Because the tuition was so affordable, the law school attracted a diverse student body. In 1971, 40% of the students entering the school were women, the second highest in the nation, according to Rutgers.

It was at Rutgers that Ginsburg developed her interest in women's issue. A group of students had asked her to lead a seminar on women and the law. In preparing for the class, Ginsburg, "quickly learned there wasn’t much to study on the subject—and in fact, there was a large gap in the law on gender equality," according to Rutgers. "That request from her students began Ginsburg’s journey to becoming a pioneer in women’s legal rights."

“Rutgers students sparked my interest and aided in charting the course I then pursued,” Ginsburg said in a short film, Our Revolutionary Spirit, made for Rutgers’ 250th anniversary. “Less than three years after starting the seminar, I was arguing gender discrimination cases before the Supreme Court.”

After leaving Rutgers, Ginsberg joined the faculty at Columbia Law School, becoming the first female tenured professor at the school.

At the same time, she became an appellate litigator who shaped much of the feminist legal agenda of the 1970s, a decade when many landmark sex discrimination cases came before the Supreme Court, according to Bloomberg Law.

During that period, she was instrumental in launching the Women’s Rights Project of the American Civil Liberties Union, and served as the ACLU’s General Counsel from 1973–1980, and on the National Board of Directors from 1974–1980.

In 1980, President Jimmy Carter appointed Ginsburg to the U.S. Court of Appeals for the District of Columbia Circuit. She served in that position until she was appointed by President Bill Clinton to the U.S Supreme Court in 1993 to fill the seat held by Justice Byron White. 

"Ruth Bader Ginsburg cannot be called a liberal or a conservative," Clinton said in nominating her. "She has proved herself too thoughtful for such labels.” Ginsburg was unanimously endorsed by the Senate Judiciary Committee and the Senate approved her by a 96-3 vote. She became only the second woman to serve on the high court.

In recent years, Ginsburg has become a cultural pop icon, taking the moniker Notorious RBG, named after 1990s rapper Notorious BIG. An Instagram page with the same name has more than 51,000 followers.
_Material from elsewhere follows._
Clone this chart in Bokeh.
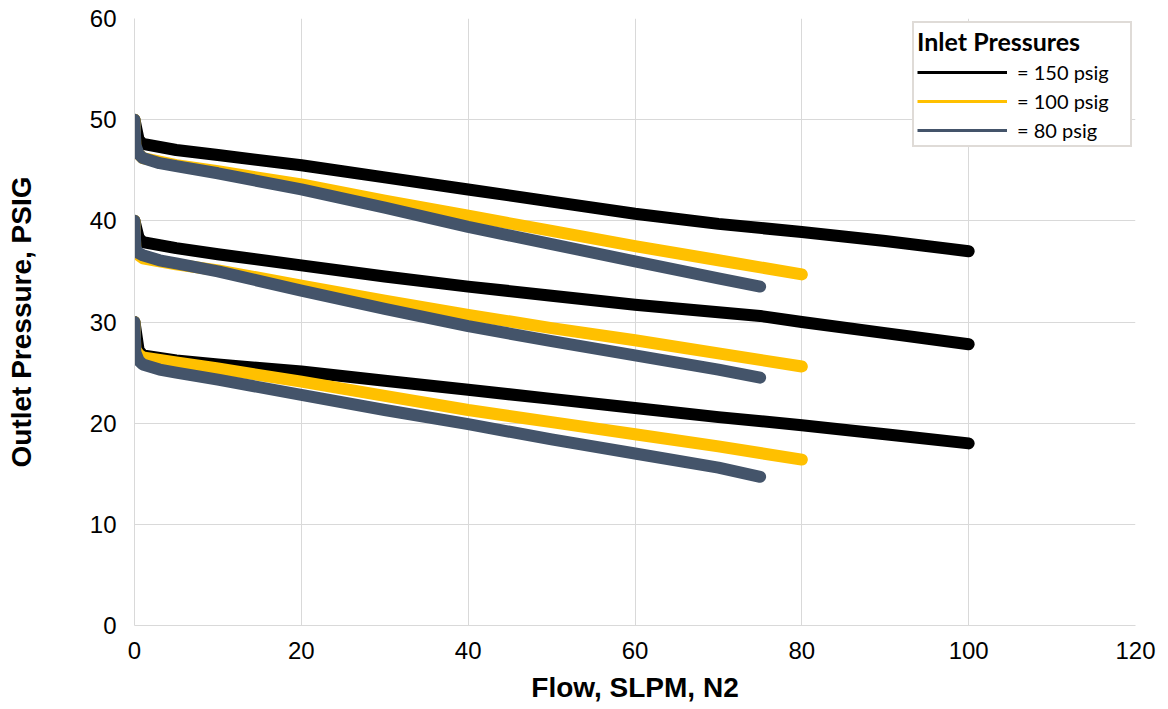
from bokeh.plotting import figure
from bokeh.models import Range1d, Legend, LegendItem, FixedTicker
from bokeh.embed import file_html
from bokeh.resources import INLINE

# ---- data ----
# set point ~50 psig
x150_a = [0, 0.5, 1, 5, 10, 20, 30, 40, 50, 60, 70, 80, 90, 100]
y150_a = [50, 48.0, 47.6, 47.0, 46.5, 45.5, 44.3, 43.1, 41.9, 40.7, 39.7, 38.9, 38.0, 37.0]
x100_a = [0, 0.1, 0.5, 1, 5, 10, 20, 30, 40, 50, 60, 70, 80]
y100_a = [50, 47.2, 46.6, 46.2, 45.5, 44.9, 43.6, 42.0, 40.5, 39.0, 37.5, 36.1, 34.7]
x80_a = [0, 0.1, 0.5, 1, 3, 5, 10, 20, 30, 40, 50, 60, 70, 75]
y80_a = [50, 47.5, 46.6, 46.2, 45.7, 45.4, 44.7, 43.1, 41.3, 39.4, 37.7, 36.0, 34.3, 33.5]

# set point ~40 psig
x150_b = [0, 0.5, 1, 5, 10, 20, 30, 40, 50, 60, 75, 80, 90, 100]
y150_b = [40, 38.3, 37.9, 37.3, 36.7, 35.6, 34.5, 33.5, 32.6, 31.7, 30.6, 30.0, 28.9, 27.8]
x100_b = [0, 0.1, 0.5, 1, 5, 10, 20, 30, 40, 50, 60, 70, 80]
y100_b = [40, 37.0, 36.6, 36.3, 35.7, 35.1, 33.6, 32.1, 30.7, 29.4, 28.2, 26.9, 25.6]
x80_b = [0, 0.1, 0.5, 1, 3, 5, 10, 20, 30, 40, 50, 60, 70, 75]
y80_b = [40, 37.3, 36.8, 36.6, 36.1, 35.8, 35.0, 33.1, 31.3, 29.6, 28.1, 26.7, 25.3, 24.5]

# set point ~30 psig
x150_c = [0, 0.5, 1, 5, 10, 20, 30, 40, 50, 60, 70, 80, 90, 100]
y150_c = [30, 27.2, 26.7, 26.2, 25.8, 25.1, 24.2, 23.3, 22.4, 21.5, 20.6, 19.8, 18.9, 18.0]
x100_c = [0, 0.1, 0.5, 1, 5, 10, 20, 30, 40, 50, 60, 70, 80]
y100_c = [30, 27.3, 26.8, 26.5, 26.0, 25.4, 24.1, 22.7, 21.3, 20.1, 18.9, 17.7, 16.4]
x80_c = [0, 0.1, 0.5, 1, 3, 5, 10, 20, 30, 40, 50, 60, 70, 75]
y80_c = [30, 27.0, 26.2, 25.8, 25.3, 25.0, 24.3, 22.8, 21.3, 19.9, 18.4, 17.0, 15.6, 14.7]

series_names = ["= 150 psig", "= 100 psig", "= 80 psig"]
series_colors = ["#000000", "#FFC000", "#44546A"]
x_ticks = [0, 20, 40, 60, 80, 100, 120]
y_ticks = [0, 10, 20, 30, 40, 50, 60]

groups = [
    [(x150_a, y150_a), (x150_b, y150_b), (x150_c, y150_c)],
    [(x100_a, y100_a), (x100_b, y100_b), (x100_c, y100_c)],
    [(x80_a, y80_a), (x80_b, y80_b), (x80_c, y80_c)],
]

p = figure(width=1164, height=708, output_backend="svg", toolbar_location=None,
           x_range=Range1d(0, 120), y_range=Range1d(0, 60),
           min_border_left=134, min_border_right=29, min_border_top=18, min_border_bottom=83)
p.outline_line_color = None
p.background_fill_color = "white"

for color, grp in zip(series_colors, groups):
    for xs, ys in grp:
        p.line(xs, ys, line_color=color, line_width=12, line_cap="round", line_join="round")

# axes
for ax in (p.xaxis[0], p.yaxis[0]):
    ax.axis_line_color = "#d9d9d9"
    ax.axis_line_width = 1
    ax.major_tick_line_color = None
    ax.minor_tick_line_color = None
    ax.major_label_text_font = "Liberation Sans"
    ax.major_label_text_font_size = "24px"
    ax.major_label_text_color = "#000000"
    ax.axis_label_text_font = "Liberation Sans"
    ax.axis_label_text_font_style = "bold"
    ax.axis_label_text_font_size = "28px"
    ax.axis_label_text_color = "#000000"

p.xaxis[0].ticker = FixedTicker(ticks=x_ticks)
p.yaxis[0].ticker = FixedTicker(ticks=y_ticks)
p.xaxis[0].axis_label = "Flow, SLPM, N2"
p.yaxis[0].axis_label = "Outlet Pressure, PSIG"
p.xaxis[0].major_label_standoff = 10
p.yaxis[0].major_label_standoff = 12
p.xaxis[0].axis_label_standoff = 10
p.yaxis[0].axis_label_standoff = 50

p.xgrid.ticker = FixedTicker(ticks=x_ticks)
p.ygrid.ticker = FixedTicker(ticks=y_ticks)
p.grid.grid_line_color = "#d9d9d9"
p.grid.grid_line_width = 1

# legend with thin sample lines (drawn outside the visible ranges)
legend_x = [-20, -10]
legend_y = [-20, -20]
items = []
for name, color in zip(series_names, series_colors):
    r = p.line(legend_x, legend_y, line_color=color, line_width=3)
    items.append(LegendItem(label=name, renderers=[r]))

legend = Legend(items=items, location="top_right", title="Inlet Pressures")
legend.title_text_font = "Lato"
legend.title_text_font_style = "bold"
legend.title_text_font_size = "25px"
legend.title_text_color = "#000000"
legend.title_standoff = 4
legend.label_text_font = "Lato"
legend.label_text_font_size = "20px"
legend.label_text_color = "#000000"
legend.glyph_width = 90
legend.glyph_height = 20
legend.label_height = 20
legend.label_width = 110
legend.label_standoff = 10
legend.spacing = 5
legend.padding = 3
legend.margin = 3
legend.border_line_color = "#bfb8b0"
legend.border_line_width = 2
legend.background_fill_color = "white"
legend.background_fill_alpha = 1.0
p.add_layout(legend, "center")

open("out.html", "w").write(file_html(p, INLINE))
In hearing of her death Representative Albio Sires (D-NJ-08) said that “Ruth Bader Ginsburg was the very best of us. She has made our country a more equal place and from the very beginning of her career as a public figure, she believed in what our nation could be. From the time she was still at school, she faced down discrimination and prejudice and worked her way to the highest court in the land.” 

Sires would go on to praise the legal giant adding that her determination and dedication have helped shape an entire generation of Americans who look to her as a role model and who have had their day to day life influenced by her judicial decisions. 

“She used her legal skills to further women’s rights and strip back laws that were inherently unfair and unjust. Justice Ginsburg’s accomplishments are too numerous to count but when you look at how much she means to so many, you can begin to grasp how much she has done for us.”